> **Data lines**
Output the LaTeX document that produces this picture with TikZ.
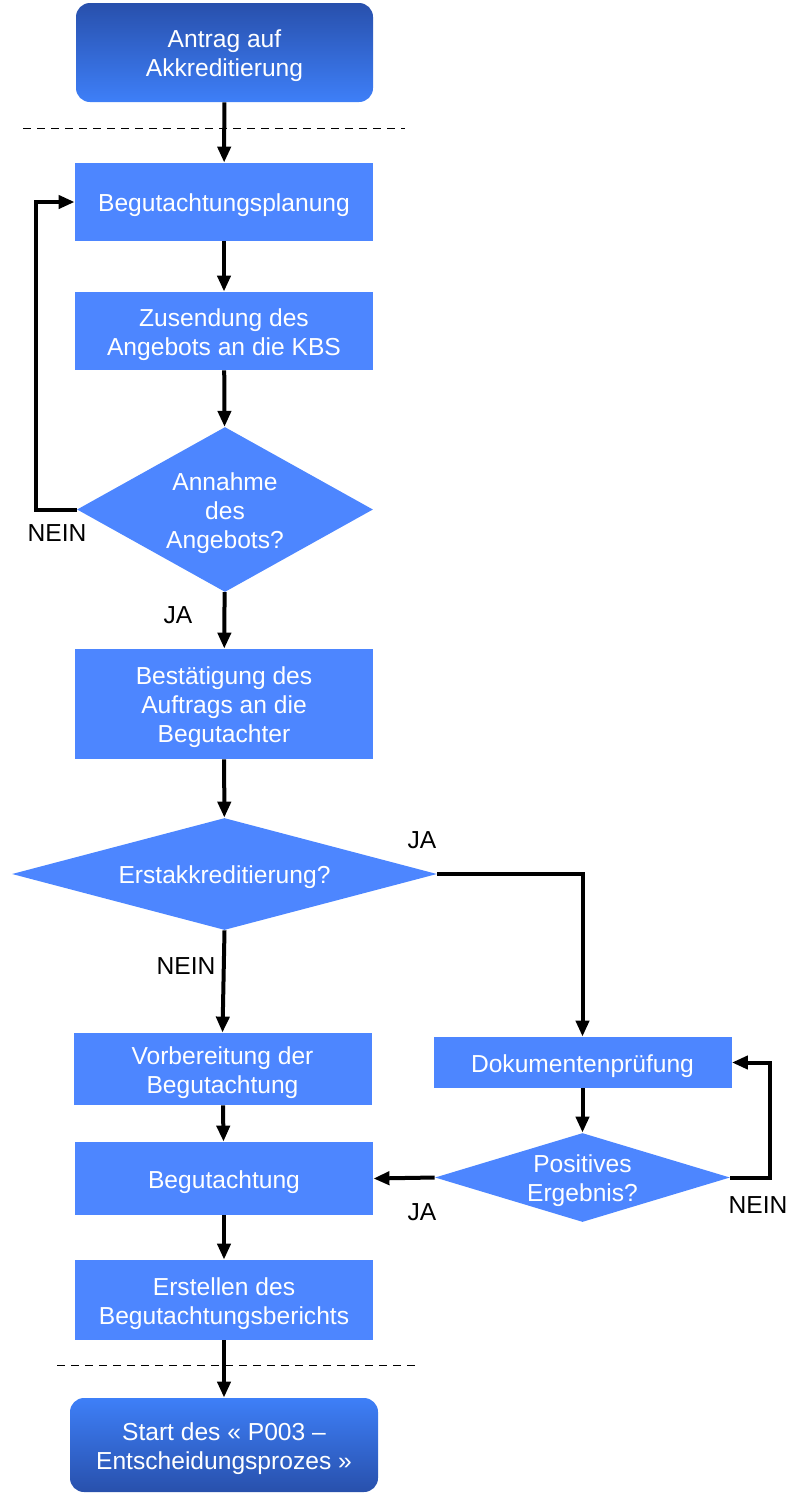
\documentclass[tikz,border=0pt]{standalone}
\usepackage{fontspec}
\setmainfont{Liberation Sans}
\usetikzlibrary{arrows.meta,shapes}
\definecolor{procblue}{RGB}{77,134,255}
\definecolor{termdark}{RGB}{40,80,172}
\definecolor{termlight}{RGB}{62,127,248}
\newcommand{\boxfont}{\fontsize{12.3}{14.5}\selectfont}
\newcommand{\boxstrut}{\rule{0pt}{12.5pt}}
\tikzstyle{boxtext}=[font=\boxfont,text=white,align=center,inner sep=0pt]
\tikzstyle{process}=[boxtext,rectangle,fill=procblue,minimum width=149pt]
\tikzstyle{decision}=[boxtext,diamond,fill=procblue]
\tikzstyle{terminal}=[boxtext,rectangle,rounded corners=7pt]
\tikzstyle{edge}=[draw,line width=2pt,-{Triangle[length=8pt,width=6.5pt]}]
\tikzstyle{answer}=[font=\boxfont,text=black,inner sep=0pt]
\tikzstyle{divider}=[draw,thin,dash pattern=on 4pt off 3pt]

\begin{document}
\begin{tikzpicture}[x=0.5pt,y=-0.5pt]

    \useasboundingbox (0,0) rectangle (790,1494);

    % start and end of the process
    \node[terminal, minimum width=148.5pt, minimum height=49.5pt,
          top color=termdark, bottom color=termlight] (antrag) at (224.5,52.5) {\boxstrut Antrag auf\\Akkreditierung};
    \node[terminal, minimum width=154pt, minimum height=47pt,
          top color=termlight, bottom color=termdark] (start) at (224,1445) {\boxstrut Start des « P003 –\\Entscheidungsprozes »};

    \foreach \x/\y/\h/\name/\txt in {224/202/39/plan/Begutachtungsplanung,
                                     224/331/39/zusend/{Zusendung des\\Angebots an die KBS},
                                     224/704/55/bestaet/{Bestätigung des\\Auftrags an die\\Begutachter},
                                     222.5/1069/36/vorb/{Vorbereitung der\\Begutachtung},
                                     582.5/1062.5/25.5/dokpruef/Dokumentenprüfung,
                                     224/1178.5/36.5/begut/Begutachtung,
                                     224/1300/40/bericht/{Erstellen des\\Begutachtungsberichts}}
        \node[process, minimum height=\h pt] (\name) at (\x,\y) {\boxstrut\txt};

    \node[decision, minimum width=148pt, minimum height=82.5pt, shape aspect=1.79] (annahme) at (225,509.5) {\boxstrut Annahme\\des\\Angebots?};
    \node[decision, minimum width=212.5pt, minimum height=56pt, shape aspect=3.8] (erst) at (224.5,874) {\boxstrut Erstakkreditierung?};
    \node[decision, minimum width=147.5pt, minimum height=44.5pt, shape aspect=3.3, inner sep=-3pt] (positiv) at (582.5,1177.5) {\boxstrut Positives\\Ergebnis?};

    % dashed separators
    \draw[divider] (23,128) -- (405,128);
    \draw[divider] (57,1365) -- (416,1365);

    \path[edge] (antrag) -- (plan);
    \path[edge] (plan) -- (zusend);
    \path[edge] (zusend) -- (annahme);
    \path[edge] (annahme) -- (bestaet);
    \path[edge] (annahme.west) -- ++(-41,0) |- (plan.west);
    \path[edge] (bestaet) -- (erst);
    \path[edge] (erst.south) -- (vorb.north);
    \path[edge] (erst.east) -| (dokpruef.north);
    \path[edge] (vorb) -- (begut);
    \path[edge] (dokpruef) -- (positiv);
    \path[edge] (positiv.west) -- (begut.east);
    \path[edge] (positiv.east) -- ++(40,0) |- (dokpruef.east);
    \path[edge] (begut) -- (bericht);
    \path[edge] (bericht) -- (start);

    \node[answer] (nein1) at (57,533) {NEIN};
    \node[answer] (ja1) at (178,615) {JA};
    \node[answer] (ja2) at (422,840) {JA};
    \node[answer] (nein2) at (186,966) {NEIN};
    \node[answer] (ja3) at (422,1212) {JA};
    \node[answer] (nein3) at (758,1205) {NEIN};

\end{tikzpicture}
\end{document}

> **What you need to do**
In your copy, leave out the pictures and reproduce the material above exactly.

> **Reply**
Output the LaTeX document that produces this picture with TikZ.
\documentclass[tikz,border=0pt]{standalone}
\usepackage{fontspec}
\setmainfont{Liberation Sans}
\usetikzlibrary{arrows.meta,shapes}
\definecolor{procblue}{RGB}{77,134,255}
\definecolor{termdark}{RGB}{40,80,172}
\definecolor{termlight}{RGB}{62,127,248}
\newcommand{\boxfont}{\fontsize{12.3}{14.5}\selectfont}
\newcommand{\boxstrut}{\rule{0pt}{12.5pt}}
\tikzstyle{boxtext}=[font=\boxfont,text=white,align=center,inner sep=0pt]
\tikzstyle{process}=[boxtext,rectangle,fill=procblue,minimum width=149pt]
\tikzstyle{decision}=[boxtext,diamond,fill=procblue]
\tikzstyle{terminal}=[boxtext,rectangle,rounded corners=7pt]
\tikzstyle{edge}=[draw,line width=2pt,-{Triangle[length=8pt,width=6.5pt]}]
\tikzstyle{answer}=[font=\boxfont,text=black,inner sep=0pt]
\tikzstyle{divider}=[draw,thin,dash pattern=on 4pt off 3pt]

\begin{document}
\begin{tikzpicture}[x=0.5pt,y=-0.5pt]

    \useasboundingbox (0,0) rectangle (790,1494);

    % start and end of the process
    \node[terminal, minimum width=148.5pt, minimum height=49.5pt,
          top color=termdark, bottom color=termlight] (antrag) at (224.5,52.5) {\boxstrut Antrag auf\\Akkreditierung};
    \node[terminal, minimum width=154pt, minimum height=47pt,
          top color=termlight, bottom color=termdark] (start) at (224,1445) {\boxstrut Start des « P003 –\\Entscheidungsprozes »};

    \foreach \x/\y/\h/\name/\txt in {224/202/39/plan/Begutachtungsplanung,
                                     224/331/39/zusend/{Zusendung des\\Angebots an die KBS},
                                     224/704/55/bestaet/{Bestätigung des\\Auftrags an die\\Begutachter},
                                     222.5/1069/36/vorb/{Vorbereitung der\\Begutachtung},
                                     582.5/1062.5/25.5/dokpruef/Dokumentenprüfung,
                                     224/1178.5/36.5/begut/Begutachtung,
                                     224/1300/40/bericht/{Erstellen des\\Begutachtungsberichts}}
        \node[process, minimum height=\h pt] (\name) at (\x,\y) {\boxstrut\txt};

    \node[decision, minimum width=148pt, minimum height=82.5pt, shape aspect=1.79] (annahme) at (225,509.5) {\boxstrut Annahme\\des\\Angebots?};
    \node[decision, minimum width=212.5pt, minimum height=56pt, shape aspect=3.8] (erst) at (224.5,874) {\boxstrut Erstakkreditierung?};
    \node[decision, minimum width=147.5pt, minimum height=44.5pt, shape aspect=3.3, inner sep=-3pt] (positiv) at (582.5,1177.5) {\boxstrut Positives\\Ergebnis?};

    % dashed separators
    \draw[divider] (23,128) -- (405,128);
    \draw[divider] (57,1365) -- (416,1365);

    \path[edge] (antrag) -- (plan);
    \path[edge] (plan) -- (zusend);
    \path[edge] (zusend) -- (annahme);
    \path[edge] (annahme) -- (bestaet);
    \path[edge] (annahme.west) -- ++(-41,0) |- (plan.west);
    \path[edge] (bestaet) -- (erst);
    \path[edge] (erst.south) -- (vorb.north);
    \path[edge] (erst.east) -| (dokpruef.north);
    \path[edge] (vorb) -- (begut);
    \path[edge] (dokpruef) -- (positiv);
    \path[edge] (positiv.west) -- (begut.east);
    \path[edge] (positiv.east) -- ++(40,0) |- (dokpruef.east);
    \path[edge] (begut) -- (bericht);
    \path[edge] (bericht) -- (start);

    \node[answer] (nein1) at (57,533) {NEIN};
    \node[answer] (ja1) at (178,615) {JA};
    \node[answer] (ja2) at (422,840) {JA};
    \node[answer] (nein2) at (186,966) {NEIN};
    \node[answer] (ja3) at (422,1212) {JA};
    \node[answer] (nein3) at (758,1205) {NEIN};

\end{tikzpicture}
\end{document}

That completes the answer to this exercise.